Things worsened over the span of weeks: temperatures escalated and death tolls skyrocketed in wake of famine, hyperthermia, nationwide forest fires, and incurable illnesses blossoming too rapidly for viable cures to be found. In a last-ditch effort, governments sanctioned the launch of a rocket chock-full of cooling agents into the atmosphere. Amidst the panic, they thought a return to previous temperatures would put the viruses back to dormancy and climate back to normalcy—they thought wrong.

Temperatures cooled as planned—in fact, too far below targeted levels. The aftermath was catastrophic: crops withered, cities blacked out, transportation ground to a halt, and while half of the viruses were successfully eradicated, many had already found refuge in the living. My breath hitches at the thought of how my species single-handedly doomed the planet.

With the university campus near in sight, I speed up and tighten my coat around my body. Guilt pierces my heart as my fingers run through the fur coat; even thick-furred animals failed to adapt to the abrupt change in the climate. In an act of greed, we skinned the poor creatures for their furs. The words of my government still sting my ear: “A regrettable sacrifice for the endurance of humanity”.

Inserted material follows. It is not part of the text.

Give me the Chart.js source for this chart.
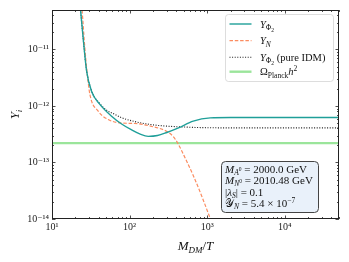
<!DOCTYPE html>
<html>
<head>
<meta charset="utf-8">
<script src="https://cdn.jsdelivr.net/npm/chart.js@4.4.1/dist/chart.umd.min.js"></script>
<style>
  html, body { margin: 0; padding: 0; background: #fff; }
  #wrap { width: 349px; height: 262px; position: relative; }
</style>
</head>
<body>
<div id="wrap"><canvas id="yieldChart"></canvas></div>
<script>
// values (x = M_DM/T, y = Y_i)
const xPhi2 = [21.4, 23.3, 25.2, 27.9, 32.4, 41.4, 58.6, 79, 105, 135, 174, 229, 302, 427, 661, 1096, 2000, 10000, 50000];
const yPhi2 = [1.8e-10, 5.1e-11, 1.6e-11, 4.2e-12, 1.8e-12, 1.07e-12, 6.6e-13, 4.8e-13, 3.8e-13, 3.2e-13, 2.9e-13, 3.0e-13, 3.4e-13, 4.1e-13, 5.4e-13, 6.15e-13, 6.25e-13, 6.25e-13, 6.25e-13];

const xN = [22.4, 24.4, 26.2, 28.2, 30.8, 39.4, 53, 79, 117, 186, 302, 363, 417, 525, 661, 832, 1047, 1259];
const yN = [1.8e-10, 5.1e-11, 1.3e-11, 4.2e-12, 1.6e-12, 8.1e-13, 5.75e-13, 5.0e-13, 4.9e-13, 4.4e-13, 3.55e-13, 2.9e-13, 2.2e-13, 1.17e-13, 5.9e-14, 2.75e-14, 1.2e-14, 6e-15];

const xIdm = [21.4, 23.3, 25.2, 27.9, 32.4, 41.4, 50, 64.7, 79, 117, 186, 302, 500, 813, 2000, 50000];
const yIdm = [1.8e-10, 5.1e-11, 1.6e-11, 4.3e-12, 1.85e-12, 1.1e-12, 8.5e-13, 7.1e-13, 6.2e-13, 5.3e-13, 4.7e-13, 4.4e-13, 4.25e-13, 4.15e-13, 4.1e-13, 4.1e-13];

const xPlanck = [10, 50000];
const yPlanck = [2.2e-13, 2.2e-13];

const xTicks = [10, 100, 1000, 10000];
const xTickLabels = ["10¹", "10²", "10³", "10⁴"];
const yTicks = [1e-14, 1e-13, 1e-12, 1e-11];
const yTickLabels = ["10⁻¹⁴", "10⁻¹³", "10⁻¹²", "10⁻¹¹"];

const SERIF = "'Liberation Serif', 'DejaVu Serif', serif";

// rich text parts: [text, size, baseline shift, italic]
const legendParts = [
    [["Y", 10.5, 0, true], ["Φ", 7.5, 2.5, false], ["2", 5.5, 4, false]],
    [["Y", 10.5, 0, true], ["N", 7.5, 2.5, true]],
    [["Y", 10.5, 0, true], ["Φ", 7.5, 2.5, false], ["2", 5.5, 4, false], [" (pure IDM)", 10.5, 0, false]],
    [["Ω", 10.5, 0, false], ["Planck", 7.5, 2.5, false], ["h", 10.5, 0, true], ["2", 7.5, -4, false]]
];
const infoParts = [
    [["M", 11, 0, true], ["A", 7.5, 2.3, true], ["0", 5.5, -1.5, false], [" = 2000.0 GeV", 11, 0, false]],
    [["M", 11, 0, true], ["N", 7.5, 2.3, true], ["0", 5.5, -1.5, false], [" = 2010.48 GeV", 11, 0, false]],
    [["|", 11, 0, false], ["λ", 11, 0, true], ["S", 7.5, 2.3, true], ["| = 0.1", 11, 0, false]],
    [["𝒴", 11, 0, false], ["N", 7.5, 2.3, true], [" = 5.4 × 10", 11, 0, false], ["−7", 7.5, -4, false]]
];
const xTitleParts = [["M", 13, 0, true], ["DM", 9, 3, true], ["/", 13, 0, false], ["T", 13, 0, true]];
const yTitleParts = [["Y", 13, 0, true], ["i", 9, 3, true]];

function toPoints(xs, ys) {
    return xs.map((x, i) => ({ x: x, y: ys[i] }));
}

function fontOf(p) {
    return (p[3] ? "italic " : "") + p[1] + "px " + SERIF;
}

function drawRich(ctx, parts, x, y, align) {
    let w = 0;
    parts.forEach(p => { ctx.font = fontOf(p); w += ctx.measureText(p[0]).width; });
    let cx = align === "center" ? x - w / 2 : (align === "right" ? x - w : x);
    ctx.textAlign = "left";
    ctx.textBaseline = "alphabetic";
    parts.forEach(p => {
        ctx.font = fontOf(p);
        ctx.fillText(p[0], cx, y + p[2]);
        cx += ctx.measureText(p[0]).width;
    });
}

function roundRect(ctx, x, y, w, h, r) {
    ctx.beginPath();
    ctx.moveTo(x + r, y);
    ctx.arcTo(x + w, y, x + w, y + h, r);
    ctx.arcTo(x + w, y + h, x, y + h, r);
    ctx.arcTo(x, y + h, x, y, r);
    ctx.arcTo(x, y, x + w, y, r);
    ctx.closePath();
}

// frame, inward ticks, axis titles, legend and info box
const decorations = {
    id: "decorations",
    afterDatasetsDraw(chart) {
        const { ctx, chartArea: a, scales } = chart;
        ctx.save();
        ctx.strokeStyle = "#222";
        ctx.lineWidth = 0.8;

        for (let d = 10; d <= 10000; d *= 10) {
            for (let m = 1; m <= 9; m++) {
                const v = m * d;
                if (v > scales.x.max) break;
                const px = Math.round(scales.x.getPixelForValue(v)) + 0.5;
                const len = m === 1 ? 3.5 : 2;
                ctx.beginPath();
                ctx.moveTo(px, a.bottom); ctx.lineTo(px, a.bottom - len);
                ctx.moveTo(px, a.top); ctx.lineTo(px, a.top + len);
                ctx.stroke();
            }
        }
        for (let e = -14; e <= -11; e++) {
            for (let m = 1; m <= 9; m++) {
                const v = m * Math.pow(10, e);
                if (v > scales.y.max) break;
                const py = Math.round(scales.y.getPixelForValue(v)) + 0.5;
                const len = m === 1 ? 3.5 : 2;
                ctx.beginPath();
                ctx.moveTo(a.left, py); ctx.lineTo(a.left + len, py);
                ctx.moveTo(a.right, py); ctx.lineTo(a.right - len, py);
                ctx.stroke();
            }
        }
        ctx.lineWidth = 1;
        ctx.strokeRect(a.left + 0.5, a.top + 0.5, a.right - a.left - 1, a.bottom - a.top - 1);

        ctx.fillStyle = "#111";
        drawRich(ctx, xTitleParts, (a.left + a.right) / 2, 250, "center");
        ctx.save();
        ctx.translate(19, (a.top + a.bottom) / 2);
        ctx.rotate(-Math.PI / 2);
        drawRich(ctx, yTitleParts, 0, 0, "center");
        ctx.restore();

        // legend
        roundRect(ctx, 225.5, 14.5, 108, 67, 3);
        ctx.fillStyle = "rgba(255,255,255,0.85)";
        ctx.fill();
        ctx.strokeStyle = "#d4d4d4";
        ctx.lineWidth = 0.8;
        ctx.stroke();
        const rows = [24, 40.7, 57.3, 71.7];
        chart.data.datasets.forEach((ds, i) => {
            ctx.save();
            ctx.strokeStyle = ds.borderColor;
            ctx.lineWidth = ds.borderWidth;
            ctx.setLineDash(ds.borderDash || []);
            ctx.beginPath();
            ctx.moveTo(229.5, rows[i]);
            ctx.lineTo(251.5, rows[i]);
            ctx.stroke();
            ctx.restore();
            ctx.fillStyle = "#111";
            drawRich(ctx, legendParts[i], 260, rows[i] + 3.5, "left");
        });

        // info box
        roundRect(ctx, 221.5, 161.5, 97, 51, 4);
        ctx.fillStyle = "#e9f1fa";
        ctx.fill();
        ctx.strokeStyle = "#444";
        ctx.lineWidth = 1;
        ctx.stroke();
        ctx.fillStyle = "#111";
        [172.5, 184, 195.5, 207].forEach((y, i) => drawRich(ctx, infoParts[i], 225, y, "left"));

        ctx.restore();
    }
};

new Chart(document.getElementById("yieldChart"), {
    type: "line",
    data: {
        datasets: [
            {
                label: "Y_Phi2",
                data: toPoints(xPhi2, yPhi2),
                borderColor: "#1f9f99",
                borderWidth: 1.4,
                pointRadius: 0,
                cubicInterpolationMode: "monotone"
            },
            {
                label: "Y_N",
                data: toPoints(xN, yN),
                borderColor: "#fb8c60",
                borderWidth: 1.2,
                borderDash: [3.5, 1.8],
                pointRadius: 0,
                cubicInterpolationMode: "monotone"
            },
            {
                label: "Y_Phi2 (pure IDM)",
                data: toPoints(xIdm, yIdm),
                borderColor: "#1a1a1a",
                borderWidth: 1.1,
                borderDash: [1, 1.6],
                pointRadius: 0,
                cubicInterpolationMode: "monotone"
            },
            {
                label: "Omega_Planck h^2",
                data: toPoints(xPlanck, yPlanck),
                borderColor: "#9be59b",
                borderWidth: 2.4,
                pointRadius: 0
            }
        ]
    },
    options: {
        responsive: true,
        maintainAspectRatio: false,
        animation: false,
        layout: { padding: { top: 10, right: 10, left: 0, bottom: 0 } },
        plugins: {
            legend: { display: false },
            tooltip: { enabled: false }
        },
        scales: {
            x: {
                type: "logarithmic",
                min: 10,
                max: 50000,
                afterBuildTicks: s => { s.ticks = xTicks.map(v => ({ value: v })); },
                afterFit: s => { s.height = 43; },
                grid: { display: false, drawTicks: false },
                border: { display: false },
                ticks: {
                    autoSkip: false,
                    maxRotation: 0,
                    padding: 2,
                    color: "#222",
                    font: { family: SERIF, size: 10 },
                    callback: (v, i) => xTickLabels[i]
                }
            },
            y: {
                type: "logarithmic",
                min: 1e-14,
                max: 5e-11,
                afterBuildTicks: s => { s.ticks = yTicks.map(v => ({ value: v })); },
                afterFit: s => { s.width = 52; },
                grid: { display: false, drawTicks: false },
                border: { display: false },
                ticks: {
                    autoSkip: false,
                    padding: 3,
                    color: "#222",
                    font: { family: SERIF, size: 10 },
                    callback: (v, i) => yTickLabels[i]
                }
            }
        }
    },
    plugins: [decorations]
});
</script>
</body>
</html>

I shed off a layer as I set foot inside the university halls, space heaters blasting in all directions. The hallway is lit by the bustle of labs, rows of experiments and testing in progress, a flurry of researchers hurrying about. Every member of society now shoulders the duty of global recovery, working alongside scientists in collective desperation to warm the planet.

I stride down the hallway as my eyes scan the perimeter for the Head Professor. Each lab is vast, accommodating plentiful equipment with additional space for scientists to work at safe distances. The livestock team is busy experimenting with cloning techniques for farm animals that miraculously survived, while a smaller group attempts to perfect synthetic meat; the greenhouse opposite the livestock lab is occupied with growing trial crops in the harsh freeze; a team of lawyers is employed in the hatching of a definitive plan to ensure the ecological sustainability of future heavy industry; others are testing artificial heating agents that would allow the Earth to recuperate.

“Professor!” I exclaim, spotting her iconic red coat at the turn of a corner. I quicken my pace, the sampled iris kit dangling from my hand—a blossoming symbol of hope for life.